- Source excerpt -

-*-*-

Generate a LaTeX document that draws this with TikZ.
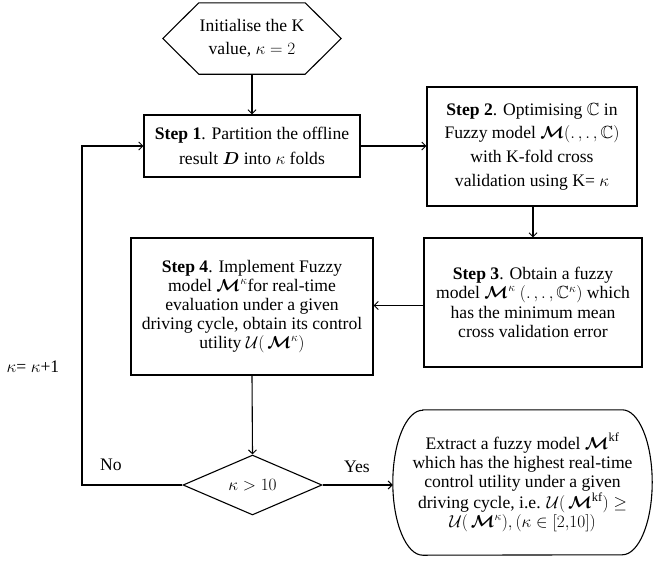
\documentclass[tikz,border=0pt]{standalone}
\usepackage{amsmath,amssymb,bm}
\usepackage{fontspec}
\setmainfont{Liberation Serif}
\usetikzlibrary{arrows.meta,shapes.geometric,calc}
\begin{document}
\begin{tikzpicture}[x=1pt,y=-1pt,
  every node/.style={font=\fontsize{17.6}{21}\selectfont, align=center, inner sep=0pt},
  fs/.style={font=\fontsize{17.6}{#1}\selectfont},
  box/.style={draw, line width=1.1pt, minimum width=#1},
  conn/.style={line width=1.1pt, -{Straight Barb[length=4pt,width=8pt,line width=1pt]}},
  plain/.style={line width=1.1pt}]
\useasboundingbox (0,0) rectangle (655,562);
% initial hexagon
\node (init) [fs=23, minimum width=178pt, minimum height=71pt] at (252,38.5) {Initialise the K\\value, $\kappa = 2$};
\draw[plain, line join=miter] (init.west) -- ([xshift=36pt]init.north west) -- ([xshift=-36pt]init.north east) -- (init.east) -- ([xshift=-36pt]init.south east) -- ([xshift=36pt]init.south west) -- cycle;
% steps
\node (s1) [fs=25, box=216pt, minimum height=62pt] at (252,146) {\textbf{Step 1}. Partition the offline\\result $\bm{D}$ into $\kappa$ folds};
\node (s2) [fs=23.7, box=210pt, minimum height=119pt] at (532,146.5) {\textbf{Step 2}. Optimising $\mathbb{C}$ in\\Fuzzy model $\bm{\mathcal{M}}(.\,,.\,,\mathbb{C})$\\with K-fold cross\\validation using K= $\kappa$};
\node (s3) [fs=19.5, box=218pt, minimum height=129pt] at (533,302.5) {\textbf{Step 3}. Obtain a fuzzy\\model $\bm{\mathcal{M}}^{\kappa}$ $(.\,,.\,,\mathbb{C}^{\kappa})$ which\\has the minimum mean\\cross validation error};
\node (s4) [fs=19, box=242pt, minimum height=137pt] at (252,306.5) {\textbf{Step 4}. Implement Fuzzy\\model $\bm{\mathcal{M}}^{\kappa}$for real-time\\evaluation under a given\\driving cycle, obtain its control\\utility $\mathcal{U}(\,\bm{\mathcal{M}}^{\kappa})$};
% decision
\node (dia) [diamond, draw, line width=1.1pt, minimum width=139pt, minimum height=52pt] at (252.5,485) {$\kappa > 10$};
% terminal
\node (fin) [fs=19.2, minimum width=259pt, minimum height=145pt] at (522.5,482.5) {Extract a fuzzy model $\bm{\mathcal{M}}^{\mathrm{kf}}$\\which has the highest real-time\\control utility under a given\\driving cycle, i.e. $\mathcal{U}(\,\bm{\mathcal{M}}^{\mathrm{kf}}) \geq$\\$\mathcal{U}(\,\bm{\mathcal{M}}^{\kappa}), (\kappa \in [2{,}10])$};
\draw[plain] ([xshift=30pt]fin.north west) -- ([xshift=-30pt]fin.north east)
  arc[start angle=90, end angle=-90, x radius=30pt, y radius=72.5pt]
  -- ([xshift=30pt]fin.south west)
  arc[start angle=270, end angle=90, x radius=30pt, y radius=72.5pt] -- cycle;
% labels
\node (no) at (111,465) {No};
\node (yes) at (357,467) {Yes};
\node (inc) at (33,367) {$\kappa$= $\kappa$+1};
\coordinate (loopx) at (82,300);
% connectors
\draw[conn] (init.south) -- (s1.north);
\draw[conn] (s1.east) -- (s1.east -| s2.west);
\draw[conn] (s2.south -| s3.north) -- (s3.north);
\draw[conn] ($(s3.west)+(0,3)$) -- ($(s3.west -| s4.east)+(0,3)$);
\draw[conn] (s4.south) -- (dia.north);
\draw[conn] (dia.east) -- (dia.east -| fin.west);
\draw[conn] (dia.west) -- (dia.west -| loopx) |- (s1.west);
\end{tikzpicture}
\end{document}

-*-*-

- Exercise requirements -
Copy every line of the data exactly as written, excluding the pictures.

- Result of this exercise -
Generate a LaTeX document that draws this with TikZ.
\documentclass[tikz,border=0pt]{standalone}
\usepackage{amsmath,amssymb,bm}
\usepackage{fontspec}
\setmainfont{Liberation Serif}
\usetikzlibrary{arrows.meta,shapes.geometric,calc}
\begin{document}
\begin{tikzpicture}[x=1pt,y=-1pt,
  every node/.style={font=\fontsize{17.6}{21}\selectfont, align=center, inner sep=0pt},
  fs/.style={font=\fontsize{17.6}{#1}\selectfont},
  box/.style={draw, line width=1.1pt, minimum width=#1},
  conn/.style={line width=1.1pt, -{Straight Barb[length=4pt,width=8pt,line width=1pt]}},
  plain/.style={line width=1.1pt}]
\useasboundingbox (0,0) rectangle (655,562);
% initial hexagon
\node (init) [fs=23, minimum width=178pt, minimum height=71pt] at (252,38.5) {Initialise the K\\value, $\kappa = 2$};
\draw[plain, line join=miter] (init.west) -- ([xshift=36pt]init.north west) -- ([xshift=-36pt]init.north east) -- (init.east) -- ([xshift=-36pt]init.south east) -- ([xshift=36pt]init.south west) -- cycle;
% steps
\node (s1) [fs=25, box=216pt, minimum height=62pt] at (252,146) {\textbf{Step 1}. Partition the offline\\result $\bm{D}$ into $\kappa$ folds};
\node (s2) [fs=23.7, box=210pt, minimum height=119pt] at (532,146.5) {\textbf{Step 2}. Optimising $\mathbb{C}$ in\\Fuzzy model $\bm{\mathcal{M}}(.\,,.\,,\mathbb{C})$\\with K-fold cross\\validation using K= $\kappa$};
\node (s3) [fs=19.5, box=218pt, minimum height=129pt] at (533,302.5) {\textbf{Step 3}. Obtain a fuzzy\\model $\bm{\mathcal{M}}^{\kappa}$ $(.\,,.\,,\mathbb{C}^{\kappa})$ which\\has the minimum mean\\cross validation error};
\node (s4) [fs=19, box=242pt, minimum height=137pt] at (252,306.5) {\textbf{Step 4}. Implement Fuzzy\\model $\bm{\mathcal{M}}^{\kappa}$for real-time\\evaluation under a given\\driving cycle, obtain its control\\utility $\mathcal{U}(\,\bm{\mathcal{M}}^{\kappa})$};
% decision
\node (dia) [diamond, draw, line width=1.1pt, minimum width=139pt, minimum height=52pt] at (252.5,485) {$\kappa > 10$};
% terminal
\node (fin) [fs=19.2, minimum width=259pt, minimum height=145pt] at (522.5,482.5) {Extract a fuzzy model $\bm{\mathcal{M}}^{\mathrm{kf}}$\\which has the highest real-time\\control utility under a given\\driving cycle, i.e. $\mathcal{U}(\,\bm{\mathcal{M}}^{\mathrm{kf}}) \geq$\\$\mathcal{U}(\,\bm{\mathcal{M}}^{\kappa}), (\kappa \in [2{,}10])$};
\draw[plain] ([xshift=30pt]fin.north west) -- ([xshift=-30pt]fin.north east)
  arc[start angle=90, end angle=-90, x radius=30pt, y radius=72.5pt]
  -- ([xshift=30pt]fin.south west)
  arc[start angle=270, end angle=90, x radius=30pt, y radius=72.5pt] -- cycle;
% labels
\node (no) at (111,465) {No};
\node (yes) at (357,467) {Yes};
\node (inc) at (33,367) {$\kappa$= $\kappa$+1};
\coordinate (loopx) at (82,300);
% connectors
\draw[conn] (init.south) -- (s1.north);
\draw[conn] (s1.east) -- (s1.east -| s2.west);
\draw[conn] (s2.south -| s3.north) -- (s3.north);
\draw[conn] ($(s3.west)+(0,3)$) -- ($(s3.west -| s4.east)+(0,3)$);
\draw[conn] (s4.south) -- (dia.north);
\draw[conn] (dia.east) -- (dia.east -| fin.west);
\draw[conn] (dia.west) -- (dia.west -| loopx) |- (s1.west);
\end{tikzpicture}
\end{document}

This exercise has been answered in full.